GIVEN REQUEST:
Only the lines from the top of the listing below to the line that has "placebo_censored = [0, 1, 1, 1, 6, 11, 17, 17, 18]" should be echoed, with both ends kept and pictures left out.
■ ■ ■ ■
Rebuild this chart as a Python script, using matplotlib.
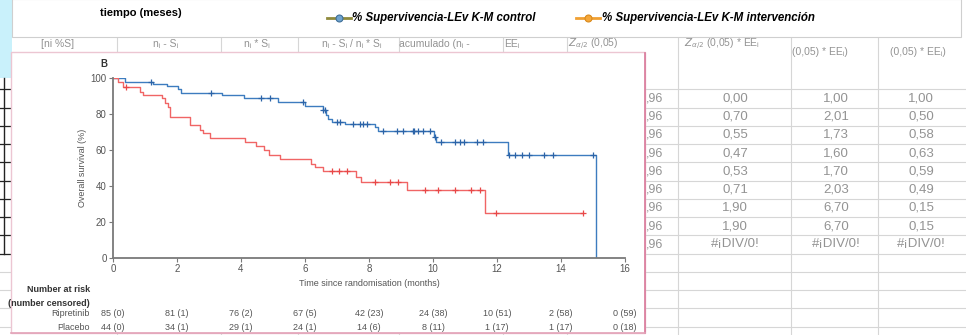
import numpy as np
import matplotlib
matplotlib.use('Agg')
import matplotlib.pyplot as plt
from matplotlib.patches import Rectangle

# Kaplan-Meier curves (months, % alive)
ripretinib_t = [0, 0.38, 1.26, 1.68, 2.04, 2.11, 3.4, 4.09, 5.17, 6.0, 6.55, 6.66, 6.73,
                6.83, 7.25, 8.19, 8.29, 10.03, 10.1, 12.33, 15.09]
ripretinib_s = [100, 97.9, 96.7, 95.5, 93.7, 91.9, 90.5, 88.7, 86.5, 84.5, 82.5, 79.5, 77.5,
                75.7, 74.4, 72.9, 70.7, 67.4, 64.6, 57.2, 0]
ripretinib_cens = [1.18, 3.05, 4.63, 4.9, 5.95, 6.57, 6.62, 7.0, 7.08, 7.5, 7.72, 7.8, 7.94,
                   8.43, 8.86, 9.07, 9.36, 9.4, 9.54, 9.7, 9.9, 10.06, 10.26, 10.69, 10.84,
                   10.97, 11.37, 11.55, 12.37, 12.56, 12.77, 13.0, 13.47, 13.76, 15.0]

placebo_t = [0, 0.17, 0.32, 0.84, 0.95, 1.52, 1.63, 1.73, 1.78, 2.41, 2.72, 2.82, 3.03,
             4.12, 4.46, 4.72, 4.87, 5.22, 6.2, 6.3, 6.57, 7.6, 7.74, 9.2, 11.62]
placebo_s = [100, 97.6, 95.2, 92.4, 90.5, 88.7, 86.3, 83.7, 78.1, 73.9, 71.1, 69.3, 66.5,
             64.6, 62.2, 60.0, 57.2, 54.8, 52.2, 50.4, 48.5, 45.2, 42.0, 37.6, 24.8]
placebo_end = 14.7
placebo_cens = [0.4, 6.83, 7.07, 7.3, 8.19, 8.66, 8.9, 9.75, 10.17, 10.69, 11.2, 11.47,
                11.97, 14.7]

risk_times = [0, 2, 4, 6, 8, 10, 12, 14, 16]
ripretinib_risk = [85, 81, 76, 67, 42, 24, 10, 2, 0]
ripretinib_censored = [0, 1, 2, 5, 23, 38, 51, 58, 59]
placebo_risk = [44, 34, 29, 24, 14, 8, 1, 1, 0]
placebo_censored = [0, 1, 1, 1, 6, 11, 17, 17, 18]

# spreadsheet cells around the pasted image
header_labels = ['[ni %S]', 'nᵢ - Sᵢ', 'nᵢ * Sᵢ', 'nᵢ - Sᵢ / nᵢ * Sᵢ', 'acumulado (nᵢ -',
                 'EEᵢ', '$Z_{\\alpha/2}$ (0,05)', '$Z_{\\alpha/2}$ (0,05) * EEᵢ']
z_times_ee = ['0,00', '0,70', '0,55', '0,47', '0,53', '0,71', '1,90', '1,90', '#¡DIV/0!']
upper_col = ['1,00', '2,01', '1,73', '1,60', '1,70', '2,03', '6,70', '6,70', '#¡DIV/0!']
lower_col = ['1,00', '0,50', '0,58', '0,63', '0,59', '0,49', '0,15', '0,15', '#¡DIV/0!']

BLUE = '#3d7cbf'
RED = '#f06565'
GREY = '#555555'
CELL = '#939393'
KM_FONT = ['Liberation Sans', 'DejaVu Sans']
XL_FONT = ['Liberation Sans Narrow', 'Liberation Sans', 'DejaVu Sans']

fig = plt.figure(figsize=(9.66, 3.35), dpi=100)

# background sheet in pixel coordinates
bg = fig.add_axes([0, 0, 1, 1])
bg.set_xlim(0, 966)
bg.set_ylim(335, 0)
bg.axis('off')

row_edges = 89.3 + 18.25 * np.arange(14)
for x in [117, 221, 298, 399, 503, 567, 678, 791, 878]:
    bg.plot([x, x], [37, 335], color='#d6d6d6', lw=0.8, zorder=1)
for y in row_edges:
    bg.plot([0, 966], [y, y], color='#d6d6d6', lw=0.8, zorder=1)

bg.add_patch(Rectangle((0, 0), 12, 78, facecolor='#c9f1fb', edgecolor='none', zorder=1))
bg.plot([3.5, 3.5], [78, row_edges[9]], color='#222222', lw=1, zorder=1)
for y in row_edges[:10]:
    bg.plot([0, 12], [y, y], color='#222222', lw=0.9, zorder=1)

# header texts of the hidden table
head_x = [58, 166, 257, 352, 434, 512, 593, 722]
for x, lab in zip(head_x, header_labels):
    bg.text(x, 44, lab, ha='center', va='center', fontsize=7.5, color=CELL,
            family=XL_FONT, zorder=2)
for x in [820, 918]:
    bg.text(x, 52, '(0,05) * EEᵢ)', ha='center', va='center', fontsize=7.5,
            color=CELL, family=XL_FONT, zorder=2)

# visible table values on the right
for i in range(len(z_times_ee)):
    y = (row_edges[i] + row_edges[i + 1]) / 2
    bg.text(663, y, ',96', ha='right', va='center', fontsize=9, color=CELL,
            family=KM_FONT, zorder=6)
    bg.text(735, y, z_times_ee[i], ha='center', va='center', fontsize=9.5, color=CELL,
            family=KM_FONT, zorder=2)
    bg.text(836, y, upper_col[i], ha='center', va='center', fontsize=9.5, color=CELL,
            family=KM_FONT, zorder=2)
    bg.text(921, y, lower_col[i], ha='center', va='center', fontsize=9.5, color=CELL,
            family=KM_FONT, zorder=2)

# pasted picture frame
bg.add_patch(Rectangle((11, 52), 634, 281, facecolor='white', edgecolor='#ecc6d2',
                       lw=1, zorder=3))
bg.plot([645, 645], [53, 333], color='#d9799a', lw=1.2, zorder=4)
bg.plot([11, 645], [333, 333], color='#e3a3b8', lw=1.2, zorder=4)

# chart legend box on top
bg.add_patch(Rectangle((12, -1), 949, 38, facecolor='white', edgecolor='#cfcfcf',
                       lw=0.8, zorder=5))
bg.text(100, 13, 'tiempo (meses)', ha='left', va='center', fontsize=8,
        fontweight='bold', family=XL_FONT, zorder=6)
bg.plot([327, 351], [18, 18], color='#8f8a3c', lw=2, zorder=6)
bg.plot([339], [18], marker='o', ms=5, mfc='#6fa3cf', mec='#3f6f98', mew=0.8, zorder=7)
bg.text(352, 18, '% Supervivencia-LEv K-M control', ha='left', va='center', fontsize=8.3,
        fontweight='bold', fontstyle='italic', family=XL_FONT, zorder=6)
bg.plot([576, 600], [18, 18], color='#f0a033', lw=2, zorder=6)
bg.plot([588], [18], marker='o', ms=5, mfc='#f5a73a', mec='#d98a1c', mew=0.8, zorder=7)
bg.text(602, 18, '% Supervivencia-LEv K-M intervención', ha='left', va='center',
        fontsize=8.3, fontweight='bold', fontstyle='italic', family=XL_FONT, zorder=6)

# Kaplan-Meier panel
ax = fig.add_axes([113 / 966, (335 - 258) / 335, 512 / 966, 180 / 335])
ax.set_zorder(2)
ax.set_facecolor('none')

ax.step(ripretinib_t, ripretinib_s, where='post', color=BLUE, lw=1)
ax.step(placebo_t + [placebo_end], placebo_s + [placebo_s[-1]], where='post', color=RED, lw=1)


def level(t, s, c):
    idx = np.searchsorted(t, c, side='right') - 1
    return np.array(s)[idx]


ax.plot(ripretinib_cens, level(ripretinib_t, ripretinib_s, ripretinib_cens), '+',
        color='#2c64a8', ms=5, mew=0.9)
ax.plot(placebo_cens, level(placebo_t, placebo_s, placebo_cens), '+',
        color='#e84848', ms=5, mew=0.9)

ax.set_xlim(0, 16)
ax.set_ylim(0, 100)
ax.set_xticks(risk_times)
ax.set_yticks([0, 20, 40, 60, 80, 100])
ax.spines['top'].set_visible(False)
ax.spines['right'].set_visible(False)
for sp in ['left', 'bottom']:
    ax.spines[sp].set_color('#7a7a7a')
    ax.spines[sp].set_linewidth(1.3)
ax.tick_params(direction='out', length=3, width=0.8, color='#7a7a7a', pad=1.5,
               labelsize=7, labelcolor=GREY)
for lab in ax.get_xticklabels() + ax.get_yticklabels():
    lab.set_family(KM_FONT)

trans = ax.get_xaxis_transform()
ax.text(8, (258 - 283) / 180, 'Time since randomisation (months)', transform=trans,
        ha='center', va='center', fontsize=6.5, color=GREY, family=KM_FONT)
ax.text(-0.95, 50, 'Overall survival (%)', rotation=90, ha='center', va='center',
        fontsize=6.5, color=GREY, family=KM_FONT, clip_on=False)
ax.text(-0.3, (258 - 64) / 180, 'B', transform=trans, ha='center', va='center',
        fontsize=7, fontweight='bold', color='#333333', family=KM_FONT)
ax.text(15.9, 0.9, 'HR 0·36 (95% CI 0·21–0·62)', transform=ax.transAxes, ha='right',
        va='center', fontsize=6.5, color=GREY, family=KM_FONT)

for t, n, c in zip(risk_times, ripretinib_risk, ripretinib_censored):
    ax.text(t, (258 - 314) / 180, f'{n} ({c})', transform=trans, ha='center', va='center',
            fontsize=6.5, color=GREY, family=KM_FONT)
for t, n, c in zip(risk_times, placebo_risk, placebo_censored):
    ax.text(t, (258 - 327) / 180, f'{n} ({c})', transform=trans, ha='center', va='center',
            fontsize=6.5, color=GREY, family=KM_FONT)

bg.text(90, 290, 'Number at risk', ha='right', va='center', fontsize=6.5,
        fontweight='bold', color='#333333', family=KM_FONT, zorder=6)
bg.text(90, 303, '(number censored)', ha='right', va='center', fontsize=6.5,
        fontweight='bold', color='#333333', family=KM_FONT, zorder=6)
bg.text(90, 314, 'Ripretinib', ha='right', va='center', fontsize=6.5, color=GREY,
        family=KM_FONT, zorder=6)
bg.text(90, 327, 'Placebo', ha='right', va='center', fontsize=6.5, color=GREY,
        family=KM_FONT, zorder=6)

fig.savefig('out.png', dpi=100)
■ ■ ■ ■
FINAL RESULT:
Rebuild this chart as a Python script, using matplotlib.
import numpy as np
import matplotlib
matplotlib.use('Agg')
import matplotlib.pyplot as plt
from matplotlib.patches import Rectangle

# Kaplan-Meier curves (months, % alive)
ripretinib_t = [0, 0.38, 1.26, 1.68, 2.04, 2.11, 3.4, 4.09, 5.17, 6.0, 6.55, 6.66, 6.73,
                6.83, 7.25, 8.19, 8.29, 10.03, 10.1, 12.33, 15.09]
ripretinib_s = [100, 97.9, 96.7, 95.5, 93.7, 91.9, 90.5, 88.7, 86.5, 84.5, 82.5, 79.5, 77.5,
                75.7, 74.4, 72.9, 70.7, 67.4, 64.6, 57.2, 0]
ripretinib_cens = [1.18, 3.05, 4.63, 4.9, 5.95, 6.57, 6.62, 7.0, 7.08, 7.5, 7.72, 7.8, 7.94,
                   8.43, 8.86, 9.07, 9.36, 9.4, 9.54, 9.7, 9.9, 10.06, 10.26, 10.69, 10.84,
                   10.97, 11.37, 11.55, 12.37, 12.56, 12.77, 13.0, 13.47, 13.76, 15.0]

placebo_t = [0, 0.17, 0.32, 0.84, 0.95, 1.52, 1.63, 1.73, 1.78, 2.41, 2.72, 2.82, 3.03,
             4.12, 4.46, 4.72, 4.87, 5.22, 6.2, 6.3, 6.57, 7.6, 7.74, 9.2, 11.62]
placebo_s = [100, 97.6, 95.2, 92.4, 90.5, 88.7, 86.3, 83.7, 78.1, 73.9, 71.1, 69.3, 66.5,
             64.6, 62.2, 60.0, 57.2, 54.8, 52.2, 50.4, 48.5, 45.2, 42.0, 37.6, 24.8]
placebo_end = 14.7
placebo_cens = [0.4, 6.83, 7.07, 7.3, 8.19, 8.66, 8.9, 9.75, 10.17, 10.69, 11.2, 11.47,
                11.97, 14.7]

risk_times = [0, 2, 4, 6, 8, 10, 12, 14, 16]
ripretinib_risk = [85, 81, 76, 67, 42, 24, 10, 2, 0]
ripretinib_censored = [0, 1, 2, 5, 23, 38, 51, 58, 59]
placebo_risk = [44, 34, 29, 24, 14, 8, 1, 1, 0]
placebo_censored = [0, 1, 1, 1, 6, 11, 17, 17, 18]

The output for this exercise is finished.